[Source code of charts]
•••••
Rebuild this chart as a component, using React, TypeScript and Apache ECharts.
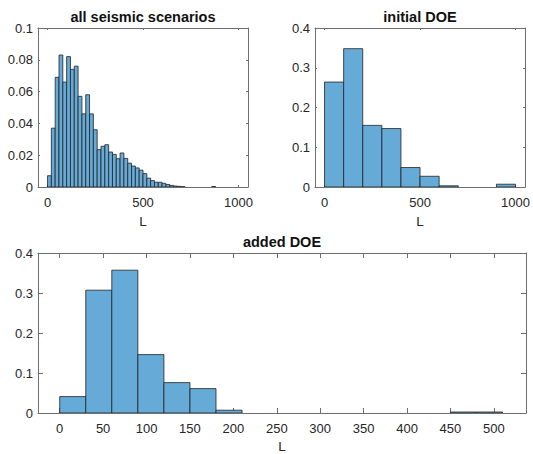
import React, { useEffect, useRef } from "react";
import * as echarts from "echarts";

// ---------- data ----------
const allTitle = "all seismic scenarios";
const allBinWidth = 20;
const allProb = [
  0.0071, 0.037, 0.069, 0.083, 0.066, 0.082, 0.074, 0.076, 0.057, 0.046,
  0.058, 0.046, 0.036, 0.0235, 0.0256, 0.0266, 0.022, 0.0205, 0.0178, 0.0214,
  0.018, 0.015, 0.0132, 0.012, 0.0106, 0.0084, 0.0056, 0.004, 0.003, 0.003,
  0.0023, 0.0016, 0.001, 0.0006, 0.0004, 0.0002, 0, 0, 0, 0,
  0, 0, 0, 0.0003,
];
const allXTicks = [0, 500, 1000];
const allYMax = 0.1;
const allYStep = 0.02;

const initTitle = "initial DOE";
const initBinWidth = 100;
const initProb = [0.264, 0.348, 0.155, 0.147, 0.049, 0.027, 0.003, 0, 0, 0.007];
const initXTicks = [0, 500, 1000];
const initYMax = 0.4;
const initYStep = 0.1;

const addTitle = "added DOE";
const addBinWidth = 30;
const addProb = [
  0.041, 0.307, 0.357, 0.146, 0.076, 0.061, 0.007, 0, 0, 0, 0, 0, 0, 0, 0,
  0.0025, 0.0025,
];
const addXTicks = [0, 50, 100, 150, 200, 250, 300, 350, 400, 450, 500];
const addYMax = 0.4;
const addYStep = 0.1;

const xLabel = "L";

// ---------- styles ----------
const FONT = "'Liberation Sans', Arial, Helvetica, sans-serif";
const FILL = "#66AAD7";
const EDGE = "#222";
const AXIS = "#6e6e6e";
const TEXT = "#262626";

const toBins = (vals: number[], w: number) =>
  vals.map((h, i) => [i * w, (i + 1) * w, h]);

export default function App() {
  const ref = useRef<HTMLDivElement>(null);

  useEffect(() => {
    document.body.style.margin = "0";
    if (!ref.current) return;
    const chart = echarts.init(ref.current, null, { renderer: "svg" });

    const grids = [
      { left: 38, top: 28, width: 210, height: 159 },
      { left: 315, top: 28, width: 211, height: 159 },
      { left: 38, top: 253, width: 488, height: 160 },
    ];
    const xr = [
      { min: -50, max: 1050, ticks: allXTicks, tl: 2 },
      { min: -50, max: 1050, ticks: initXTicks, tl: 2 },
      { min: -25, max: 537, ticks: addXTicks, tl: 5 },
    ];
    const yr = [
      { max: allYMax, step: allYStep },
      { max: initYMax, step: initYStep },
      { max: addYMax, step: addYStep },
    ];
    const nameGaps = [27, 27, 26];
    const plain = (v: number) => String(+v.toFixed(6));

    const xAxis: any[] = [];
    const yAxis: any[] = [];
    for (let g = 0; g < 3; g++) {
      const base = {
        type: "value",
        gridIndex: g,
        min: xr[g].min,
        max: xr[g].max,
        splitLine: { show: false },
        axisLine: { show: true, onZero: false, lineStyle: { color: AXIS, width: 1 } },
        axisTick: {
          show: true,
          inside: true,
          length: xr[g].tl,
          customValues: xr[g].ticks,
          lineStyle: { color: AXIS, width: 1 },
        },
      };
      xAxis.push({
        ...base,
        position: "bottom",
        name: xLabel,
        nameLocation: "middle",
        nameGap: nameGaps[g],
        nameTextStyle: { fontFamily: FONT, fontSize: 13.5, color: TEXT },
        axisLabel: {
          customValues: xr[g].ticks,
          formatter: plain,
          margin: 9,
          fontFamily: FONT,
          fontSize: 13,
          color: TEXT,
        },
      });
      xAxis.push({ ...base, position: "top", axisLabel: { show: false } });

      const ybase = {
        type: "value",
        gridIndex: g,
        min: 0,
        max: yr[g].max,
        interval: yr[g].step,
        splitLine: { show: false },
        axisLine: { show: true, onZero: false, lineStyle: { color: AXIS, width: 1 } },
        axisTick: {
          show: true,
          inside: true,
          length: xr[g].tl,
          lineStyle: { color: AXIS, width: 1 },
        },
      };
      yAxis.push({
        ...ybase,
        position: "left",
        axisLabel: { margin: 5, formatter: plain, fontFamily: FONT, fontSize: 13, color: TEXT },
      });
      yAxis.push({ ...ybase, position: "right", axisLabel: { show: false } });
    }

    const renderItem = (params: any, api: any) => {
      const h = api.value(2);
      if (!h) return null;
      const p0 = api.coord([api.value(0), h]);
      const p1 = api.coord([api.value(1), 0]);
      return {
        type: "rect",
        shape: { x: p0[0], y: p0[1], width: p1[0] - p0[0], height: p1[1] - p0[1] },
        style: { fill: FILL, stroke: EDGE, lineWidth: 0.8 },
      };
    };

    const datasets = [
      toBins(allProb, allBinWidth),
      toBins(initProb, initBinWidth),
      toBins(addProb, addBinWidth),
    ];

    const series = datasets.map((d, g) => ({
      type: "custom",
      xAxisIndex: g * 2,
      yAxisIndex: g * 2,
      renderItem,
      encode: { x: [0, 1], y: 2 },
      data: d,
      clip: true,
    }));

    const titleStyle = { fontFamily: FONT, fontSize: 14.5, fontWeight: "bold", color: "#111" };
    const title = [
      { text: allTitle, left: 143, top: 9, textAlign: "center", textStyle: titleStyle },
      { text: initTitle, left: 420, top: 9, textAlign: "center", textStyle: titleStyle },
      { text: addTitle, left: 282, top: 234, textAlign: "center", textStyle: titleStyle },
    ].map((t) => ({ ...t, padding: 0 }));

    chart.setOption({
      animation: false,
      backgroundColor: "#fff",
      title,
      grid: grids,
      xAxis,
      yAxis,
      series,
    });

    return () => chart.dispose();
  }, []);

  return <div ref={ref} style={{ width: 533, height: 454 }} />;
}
•••••
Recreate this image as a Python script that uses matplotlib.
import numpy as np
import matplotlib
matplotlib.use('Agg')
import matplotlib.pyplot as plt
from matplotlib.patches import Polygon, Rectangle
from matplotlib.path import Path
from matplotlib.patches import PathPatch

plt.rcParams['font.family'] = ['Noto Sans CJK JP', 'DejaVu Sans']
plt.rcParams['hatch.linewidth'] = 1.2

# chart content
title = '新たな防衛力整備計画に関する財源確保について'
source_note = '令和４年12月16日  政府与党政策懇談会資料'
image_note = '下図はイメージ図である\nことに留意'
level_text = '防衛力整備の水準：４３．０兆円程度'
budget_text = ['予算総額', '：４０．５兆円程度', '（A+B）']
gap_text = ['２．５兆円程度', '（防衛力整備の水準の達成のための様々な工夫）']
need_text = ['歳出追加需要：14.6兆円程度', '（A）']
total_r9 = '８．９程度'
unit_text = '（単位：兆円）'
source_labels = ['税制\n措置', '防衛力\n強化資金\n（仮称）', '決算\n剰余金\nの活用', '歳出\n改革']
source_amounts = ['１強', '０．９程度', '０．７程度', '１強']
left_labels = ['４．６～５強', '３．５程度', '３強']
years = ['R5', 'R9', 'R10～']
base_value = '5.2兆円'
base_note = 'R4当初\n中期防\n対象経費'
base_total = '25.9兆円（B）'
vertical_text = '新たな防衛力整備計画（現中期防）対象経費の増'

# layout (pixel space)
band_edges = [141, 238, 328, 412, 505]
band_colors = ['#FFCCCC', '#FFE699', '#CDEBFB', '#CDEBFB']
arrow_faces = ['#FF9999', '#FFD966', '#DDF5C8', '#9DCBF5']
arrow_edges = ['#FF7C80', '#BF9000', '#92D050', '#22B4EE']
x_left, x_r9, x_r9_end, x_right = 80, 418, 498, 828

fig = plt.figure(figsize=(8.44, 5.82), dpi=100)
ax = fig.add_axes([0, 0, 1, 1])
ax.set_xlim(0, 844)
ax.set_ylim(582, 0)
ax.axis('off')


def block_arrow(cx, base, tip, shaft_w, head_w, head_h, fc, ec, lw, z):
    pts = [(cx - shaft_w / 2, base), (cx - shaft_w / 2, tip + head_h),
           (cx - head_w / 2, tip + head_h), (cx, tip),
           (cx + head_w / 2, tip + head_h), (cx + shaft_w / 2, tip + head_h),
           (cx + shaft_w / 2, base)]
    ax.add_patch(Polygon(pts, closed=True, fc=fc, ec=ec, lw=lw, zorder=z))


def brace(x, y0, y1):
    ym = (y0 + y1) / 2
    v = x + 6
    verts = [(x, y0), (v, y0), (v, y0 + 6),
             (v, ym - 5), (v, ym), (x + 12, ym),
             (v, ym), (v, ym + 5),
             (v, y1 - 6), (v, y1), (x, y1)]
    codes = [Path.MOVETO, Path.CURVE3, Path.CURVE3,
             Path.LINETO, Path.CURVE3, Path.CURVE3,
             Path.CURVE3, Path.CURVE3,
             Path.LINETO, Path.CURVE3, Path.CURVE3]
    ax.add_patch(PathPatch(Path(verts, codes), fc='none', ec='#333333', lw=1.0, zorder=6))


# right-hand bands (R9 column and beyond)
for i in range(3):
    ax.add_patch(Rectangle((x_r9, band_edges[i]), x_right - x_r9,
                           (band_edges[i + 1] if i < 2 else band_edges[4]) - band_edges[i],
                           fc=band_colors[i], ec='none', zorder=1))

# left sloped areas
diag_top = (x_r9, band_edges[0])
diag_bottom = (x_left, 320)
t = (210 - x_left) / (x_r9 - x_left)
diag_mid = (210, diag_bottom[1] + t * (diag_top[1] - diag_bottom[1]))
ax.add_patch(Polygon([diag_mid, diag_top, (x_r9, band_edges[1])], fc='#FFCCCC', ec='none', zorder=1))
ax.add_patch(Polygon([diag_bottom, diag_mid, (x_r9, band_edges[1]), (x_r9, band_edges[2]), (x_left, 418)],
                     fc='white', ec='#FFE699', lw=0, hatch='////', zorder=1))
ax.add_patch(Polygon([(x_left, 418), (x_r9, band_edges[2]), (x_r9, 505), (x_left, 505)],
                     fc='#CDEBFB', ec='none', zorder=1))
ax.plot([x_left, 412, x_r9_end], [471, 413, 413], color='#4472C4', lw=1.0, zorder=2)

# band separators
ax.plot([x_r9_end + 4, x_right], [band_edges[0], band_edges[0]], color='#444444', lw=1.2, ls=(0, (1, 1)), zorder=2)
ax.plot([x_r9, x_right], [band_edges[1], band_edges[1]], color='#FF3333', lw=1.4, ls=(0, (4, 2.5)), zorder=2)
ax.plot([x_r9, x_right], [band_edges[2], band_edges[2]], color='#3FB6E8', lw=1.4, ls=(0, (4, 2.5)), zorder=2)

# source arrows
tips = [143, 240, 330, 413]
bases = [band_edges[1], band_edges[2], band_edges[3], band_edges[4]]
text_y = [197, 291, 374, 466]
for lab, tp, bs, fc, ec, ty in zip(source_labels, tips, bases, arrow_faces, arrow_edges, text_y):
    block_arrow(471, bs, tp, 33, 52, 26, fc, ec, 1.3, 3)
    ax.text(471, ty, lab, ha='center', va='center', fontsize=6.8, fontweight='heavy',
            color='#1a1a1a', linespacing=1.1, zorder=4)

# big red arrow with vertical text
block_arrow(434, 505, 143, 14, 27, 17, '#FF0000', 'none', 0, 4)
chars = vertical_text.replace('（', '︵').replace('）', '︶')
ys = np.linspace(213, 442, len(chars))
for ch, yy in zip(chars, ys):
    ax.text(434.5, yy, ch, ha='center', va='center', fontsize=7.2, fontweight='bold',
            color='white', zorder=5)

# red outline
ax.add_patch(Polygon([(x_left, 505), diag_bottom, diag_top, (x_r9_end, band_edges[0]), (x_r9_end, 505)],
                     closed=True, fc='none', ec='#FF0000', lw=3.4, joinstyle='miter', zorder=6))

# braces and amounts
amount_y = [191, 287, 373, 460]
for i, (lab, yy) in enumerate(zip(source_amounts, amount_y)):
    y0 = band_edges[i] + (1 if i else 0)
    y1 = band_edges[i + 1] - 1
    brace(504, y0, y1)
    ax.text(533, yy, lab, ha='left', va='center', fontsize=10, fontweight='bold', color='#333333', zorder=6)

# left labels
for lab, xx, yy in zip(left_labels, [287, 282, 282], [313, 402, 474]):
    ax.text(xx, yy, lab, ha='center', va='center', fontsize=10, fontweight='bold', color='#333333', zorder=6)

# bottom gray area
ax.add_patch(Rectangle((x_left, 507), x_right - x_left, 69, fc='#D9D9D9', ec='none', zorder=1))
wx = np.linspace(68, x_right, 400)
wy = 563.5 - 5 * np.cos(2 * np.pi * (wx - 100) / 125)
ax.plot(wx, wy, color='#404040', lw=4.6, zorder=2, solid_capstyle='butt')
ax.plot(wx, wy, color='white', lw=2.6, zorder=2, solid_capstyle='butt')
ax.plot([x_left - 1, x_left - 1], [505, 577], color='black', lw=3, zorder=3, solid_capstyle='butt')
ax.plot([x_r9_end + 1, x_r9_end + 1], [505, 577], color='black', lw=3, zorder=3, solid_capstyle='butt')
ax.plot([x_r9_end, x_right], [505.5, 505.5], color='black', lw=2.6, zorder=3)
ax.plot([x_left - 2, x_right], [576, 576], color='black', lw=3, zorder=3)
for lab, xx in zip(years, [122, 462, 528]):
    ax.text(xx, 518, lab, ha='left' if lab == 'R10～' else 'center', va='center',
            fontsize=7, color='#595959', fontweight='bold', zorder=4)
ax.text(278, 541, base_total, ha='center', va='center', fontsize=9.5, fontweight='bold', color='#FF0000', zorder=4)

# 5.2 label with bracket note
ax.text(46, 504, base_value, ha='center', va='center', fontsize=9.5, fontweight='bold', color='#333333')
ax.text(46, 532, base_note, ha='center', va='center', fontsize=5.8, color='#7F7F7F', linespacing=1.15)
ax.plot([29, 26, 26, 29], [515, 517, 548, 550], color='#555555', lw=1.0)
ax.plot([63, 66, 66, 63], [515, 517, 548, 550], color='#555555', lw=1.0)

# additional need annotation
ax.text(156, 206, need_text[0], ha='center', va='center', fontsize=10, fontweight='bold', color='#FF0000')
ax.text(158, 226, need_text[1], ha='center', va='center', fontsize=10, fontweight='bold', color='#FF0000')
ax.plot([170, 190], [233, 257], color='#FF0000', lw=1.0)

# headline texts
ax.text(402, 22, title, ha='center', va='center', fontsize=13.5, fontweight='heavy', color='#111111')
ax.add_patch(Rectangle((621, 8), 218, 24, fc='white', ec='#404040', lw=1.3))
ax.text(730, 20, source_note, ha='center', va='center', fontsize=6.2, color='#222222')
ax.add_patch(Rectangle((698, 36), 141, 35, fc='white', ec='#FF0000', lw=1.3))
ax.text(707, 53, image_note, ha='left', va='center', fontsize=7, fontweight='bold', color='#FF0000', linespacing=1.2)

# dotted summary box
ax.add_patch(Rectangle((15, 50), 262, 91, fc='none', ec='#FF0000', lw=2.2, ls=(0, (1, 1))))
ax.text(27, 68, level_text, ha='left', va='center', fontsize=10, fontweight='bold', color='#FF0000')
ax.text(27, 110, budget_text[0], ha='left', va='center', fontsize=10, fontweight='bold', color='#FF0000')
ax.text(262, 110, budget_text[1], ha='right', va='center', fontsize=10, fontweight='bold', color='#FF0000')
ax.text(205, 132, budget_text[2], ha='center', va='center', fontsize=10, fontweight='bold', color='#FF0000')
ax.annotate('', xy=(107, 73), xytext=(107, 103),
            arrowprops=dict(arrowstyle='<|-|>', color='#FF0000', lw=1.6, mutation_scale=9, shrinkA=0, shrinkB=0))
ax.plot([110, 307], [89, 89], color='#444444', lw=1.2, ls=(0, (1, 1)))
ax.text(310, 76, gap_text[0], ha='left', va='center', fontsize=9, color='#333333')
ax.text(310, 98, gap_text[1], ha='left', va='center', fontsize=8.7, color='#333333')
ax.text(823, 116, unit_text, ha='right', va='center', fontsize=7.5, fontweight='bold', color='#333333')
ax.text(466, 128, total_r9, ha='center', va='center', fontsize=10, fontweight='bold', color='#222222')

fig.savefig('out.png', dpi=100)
•••••
_SHORT EXERCISE_
Going back to the data above, write out everything from the line with "Rebuild this chart" down to the line with "import * as", both included, leaving every picture out.

_FULL RESPONSE_
Rebuild this chart as a component, using React, TypeScript and Apache ECharts.
import React, { useEffect, useRef } from "react";
import * as echarts from "echarts";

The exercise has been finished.